Да, несомненно, только поменьше самодовольства, — того самодовольства, которым проникнуты и наши «передовые идеалисты», вроде супругов Булгаковых и плеяды их сотрудников, — самодовольства, которое так прекрасно изобразил, устами царевича Алексея, Мережковский.
«Мудры вы, — говорит Алексей, — сильны, честны и славны. Все у вас есть. А Христа нет. Да и на что вам?.. Сами себя спасаете… Мы уже глупы, нищи, наги, пьяны, смрадны, хуже варваров, хуже скотов и всегда погибаем. А Христос, батюшка, с нами есть и будет во веки веков… Им, Светом, спасаемся».
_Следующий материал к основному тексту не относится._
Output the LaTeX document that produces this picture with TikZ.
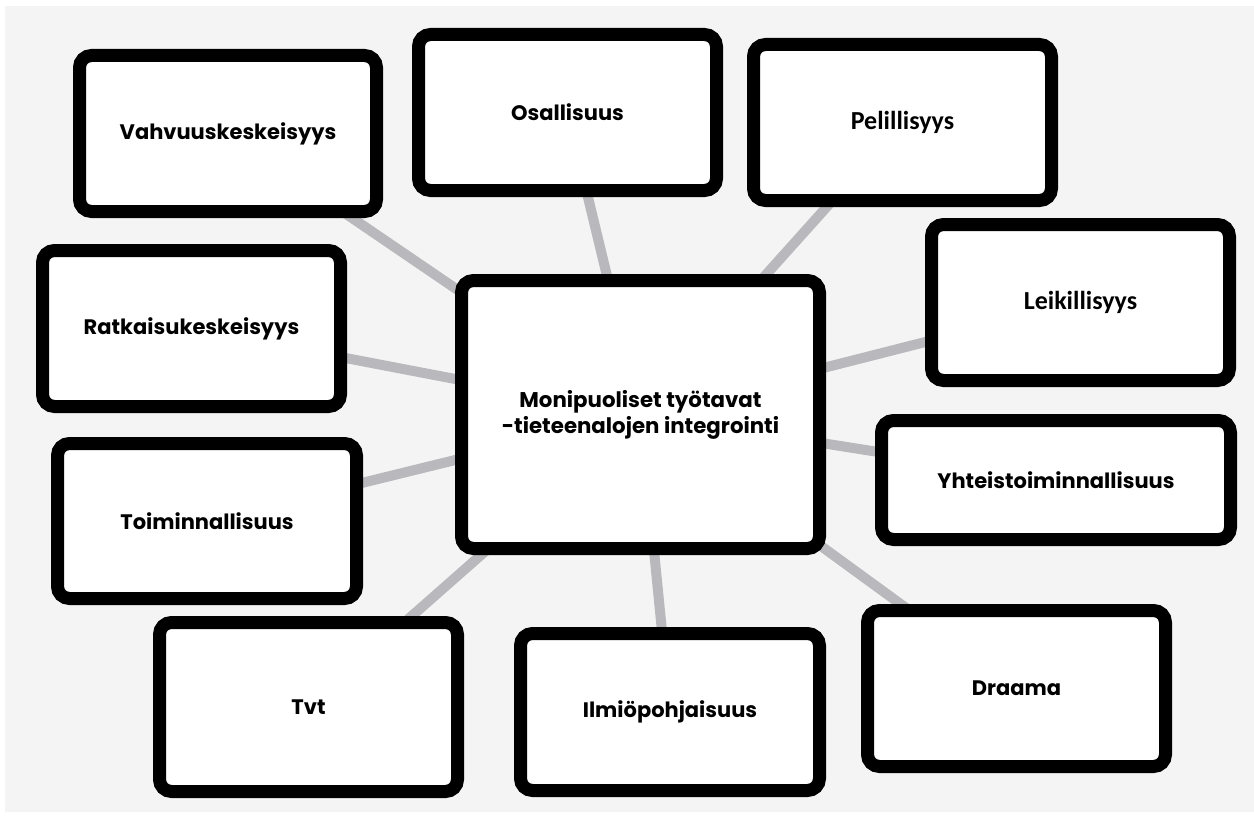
\documentclass[tikz,border=0pt]{standalone}
\usepackage{fontspec}
\setmainfont{Poppins}
\newfontfamily\carlitofont{Carlito}
\definecolor{bggray}{HTML}{F4F4F4}
\definecolor{linkgray}{HTML}{B9B9BD}
\pgfdeclarelayer{backlayer}
\pgfdeclarelayer{linklayer}
\pgfsetlayers{backlayer,linklayer,main}
\begin{document}
\begin{tikzpicture}[x=1pt,y=-1pt,
  box/.style={draw=black,fill=white,line width=13pt,rounded corners=12pt,
    inner sep=0pt,align=center,font=\fontsize{21}{26}\selectfont\bfseries},
  lbox/.style={box,font=\fontsize{26}{28}\carlitofont\bfseries},
  link/.style={draw=linkgray,line width=10pt}]
\useasboundingbox (0,0) rectangle (1254,816);
\begin{pgfonlayer}{backlayer}
\fill[white] (0,0) rectangle (1254,816);
\fill[bggray] (5,6) rectangle (1254,812);
\end{pgfonlayer}
\node[box,minimum width=358pt,minimum height=268pt,font=\fontsize{21.3}{26}\selectfont\bfseries] (cen) at (640.5,414.5) {Monipuoliset työtavat\\-tieteenalojen integrointi};
\node[box,minimum width=297pt,minimum height=156pt] (vah) at (228,133.5) {Vahvuuskeskeisyys};
\node[box,minimum width=298pt,minimum height=156pt] (osa) at (567.5,112.5) {Osallisuus};
\node[lbox,minimum width=298pt,minimum height=156pt] (pel) at (902.5,122.5) {Pelillisyys};
\node[lbox,minimum width=298pt,minimum height=156pt] (lei) at (1080.5,302.5) {Leikillisyys};
\node[box,minimum width=298pt,minimum height=156pt] (rat) at (191.5,328.5) {Ratkaisukeskeisyys};
\node[box,minimum width=299pt,minimum height=155pt] (toi) at (207,521) {Toiminnallisuus};
\node[box,minimum width=298pt,minimum height=169pt] (tvt) at (308.5,707) {Tvt};
\node[box,minimum width=299pt,minimum height=157pt] (ilm) at (670,712) {Ilmiöpohjaisuus};
\node[box,minimum width=298pt,minimum height=156pt] (dra) at (1016.5,688.5) {Draama};
\node[box,minimum width=349pt,minimum height=119pt] (yht) at (1056,480) {Yhteistoiminnallisuus};
\begin{pgfonlayer}{linklayer}
\foreach \n in {vah,osa,pel,lei,rat,toi,tvt,ilm,dra,yht}{
  \path[link] (cen.center) -- (\n.center);
}
\end{pgfonlayer}
\end{tikzpicture}
\end{document}
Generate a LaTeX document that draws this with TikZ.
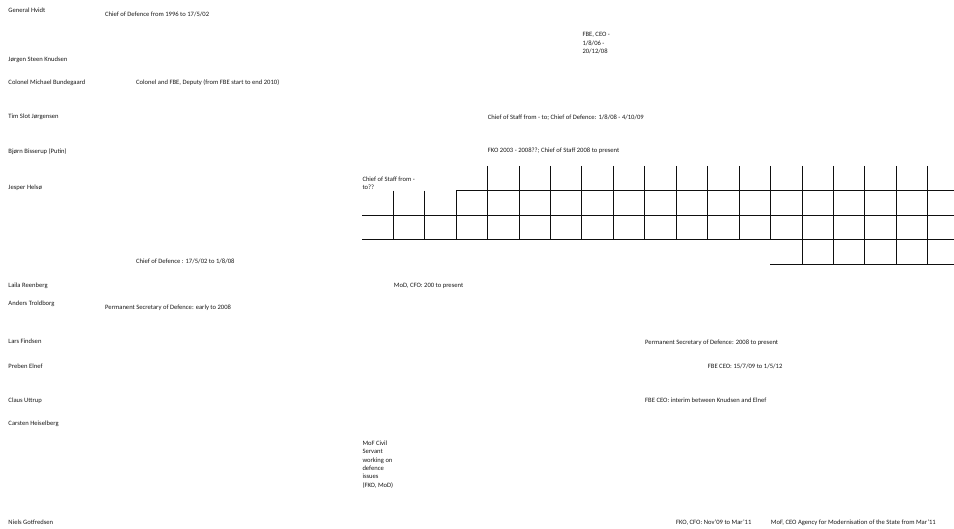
\documentclass[tikz,border=0pt]{standalone}
\usepackage{fontspec}
\setmainfont{Carlito}
\usepackage{xcolor}
\definecolor{orgtext}{RGB}{25, 25, 25}
\definecolor{orgline}{RGB}{15, 15, 15}
\usetikzlibrary{calc}

\begin{document}
\begin{tikzpicture}[x=1pt, y=-1pt,
    lbl/.style={anchor=base west, inner sep=0pt, align=left,
        font=\fontsize{6.6}{8.3}\selectfont, text=orgtext},
    gridline/.style={orgline, line width=1pt}]

\useasboundingbox (0,0) rectangle (954,529);

% === Nombres (columna izquierda) ===
\node[lbl] (hvidt)      at (8.3, 12.3)  {General Hvidt};
\node[lbl] (knudsen)    at (8.3, 61.3)  {Jørgen Steen Knudsen};
\node[lbl] (bundegaard) at (8.3, 84.6)  {Colonel Michael Bundegaard};
\node[lbl] (joergensen) at (8.3, 119)   {Tim Slot Jørgensen};
\node[lbl] (bisserup)   at (8.3, 154)   {Bjørn Bisserup (Putin)};
\node[lbl] (helsoe)     at (8.3, 189.6) {Jesper Helsø};
\node[lbl] (reenberg)   at (8.3, 287.3) {Laila Reenberg};
\node[lbl] (troldborg)  at (8.3, 306)   {Anders Troldborg};
\node[lbl] (findsen)    at (8.3, 344)   {Lars Findsen};
\node[lbl] (elnef)      at (8.3, 368.3) {Preben Elnef};
\node[lbl] (uttrup)     at (8.3, 402.3) {Claus Uttrup};
\node[lbl] (heiselberg) at (8.3, 425.3) {Carsten Heiselberg};
\node[lbl] (gotfredsen) at (8.3, 524.3) {Niels Gotfredsen};

% === Cargos y fechas ===
% (en los nodos de varias lineas la base queda en la ultima linea)
\node[lbl] (hvidtRole)      at (105, 16.3)    {Chief of Defence from 1996 to 17/5/02};
\node[lbl] (knudsenRole)    at (582.3, 53.5)  {FBE, CEO -\\1/8/06 -\\20/12/08};
\node[lbl] (bundegaardRole) at (136, 84.6)    {Colonel and FBE, Deputy (from FBE start to end 2010)};
\node[lbl] (joergensenRole) at (487.7, 119.6) {Chief of Staff from - to; Chief of Defence:  1/8/08 - 4/10/09};
\node[lbl] (bisserupRole)   at (487.7, 153)   {FKO 2003 - 2008??; Chief of Staff 2008 to present};
\node[lbl] (helsoeStaff)    at (362.3, 190)   {Chief of Staff from -\\to??};
\node[lbl] (helsoeRole)     at (136, 263.3)   {Chief of Defence : 17/5/02 to 1/8/08};
\node[lbl] (reenbergRole)   at (393.7, 287.3) {MoD, CFO: 200 to present};
\node[lbl] (troldborgRole)  at (105, 310)     {Permanent Secretary of Defence: early to 2008};
\node[lbl] (findsenRole)    at (645, 344.6)   {Permanent Secretary of Defence:  2008 to present};
\node[lbl] (elnefRole)      at (707.7, 368.3) {FBE CEO: 15/7/09 to 1/5/12};
\node[lbl] (uttrupRole)     at (645, 402.3)   {FBE CEO: interim between Knudsen and Elnef};
\node[lbl] (heiselbergRole) at (362.3, 487)   {MoF Civil\\Servant\\working on\\defence\\issues\\(FKO, MoD)};
\node[lbl] (gotfredsenCFO)  at (676, 524.3)   {FKO, CFO: Nov'09 to Mar'11};
\node[lbl] (gotfredsenCEO)  at (770.7, 524.3) {MoF, CEO Agency for Modernisation of the State from Mar'11};

% === Rejilla escalonada ===
% Lineas horizontales
\draw[gridline] (456.1, 190.7) -- (954, 190.7);
\draw[gridline] (362.3, 215.3) -- (954, 215.3);
\draw[gridline] (362.3, 240)   -- (954, 240);
\draw[gridline] (770.1, 265)   -- (954, 265);

% Verticales cortas (primeras tres columnas)
\draw[gridline]
    (393.2, 190.7) -- (393.2, 240)
    (424.7, 190.7) -- (424.7, 240)
    (456.1, 190.7) -- (456.1, 240);

% Verticales altas hasta la fila 240
\draw[gridline]
    (487.6, 166) -- (487.6, 240)
    (519.0, 166) -- (519.0, 240)
    (550.5, 166) -- (550.5, 240)
    (581.9, 166) -- (581.9, 240)
    (613.4, 166) -- (613.4, 240)
    (644.8, 166) -- (644.8, 240)
    (676.2, 166) -- (676.2, 240)
    (707.7, 166) -- (707.7, 240)
    (739.1, 166) -- (739.1, 240)
    (770.6, 166) -- (770.6, 240);

% Verticales altas hasta la fila 265
\draw[gridline]
    (802.0, 166) -- (802.0, 265)
    (833.5, 166) -- (833.5, 265)
    (864.9, 166) -- (864.9, 265)
    (896.4, 166) -- (896.4, 265)
    (927.8, 166) -- (927.8, 265);

\end{tikzpicture}
\end{document}
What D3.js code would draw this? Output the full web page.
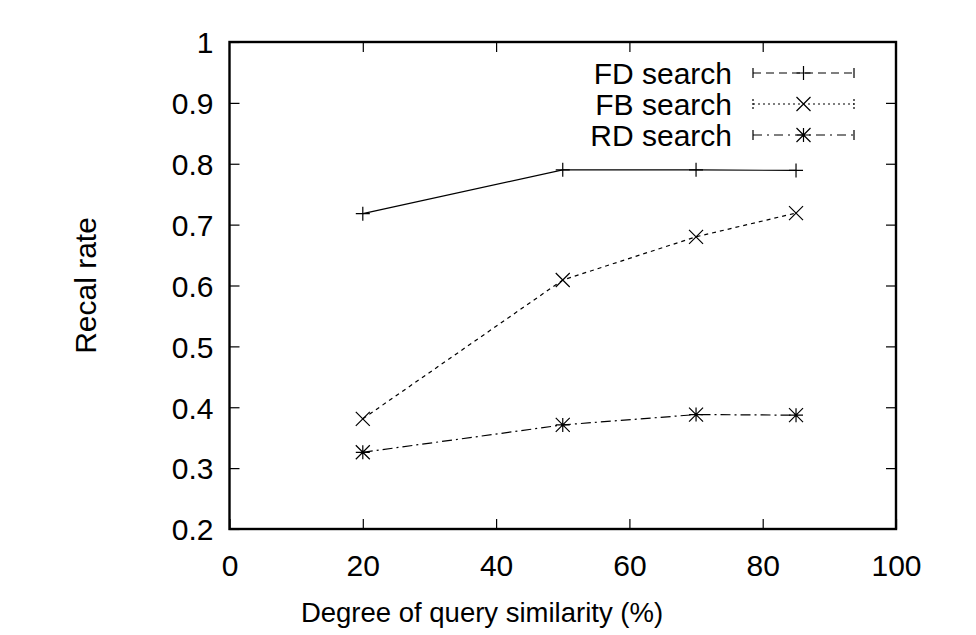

Впрочем, что же я! Фарисейство Алексея все же выше фарисейства г–жи Булгаковой. Если Алексей и предполагает, что можно спастись Христом, безобразно проводя свою жизнь, то он, по крайней мере, безобразие это видит, а г–жа Булгакова безобразие замалчивает и просто благодарит Бога за то, что не такова, как желтый мытарь.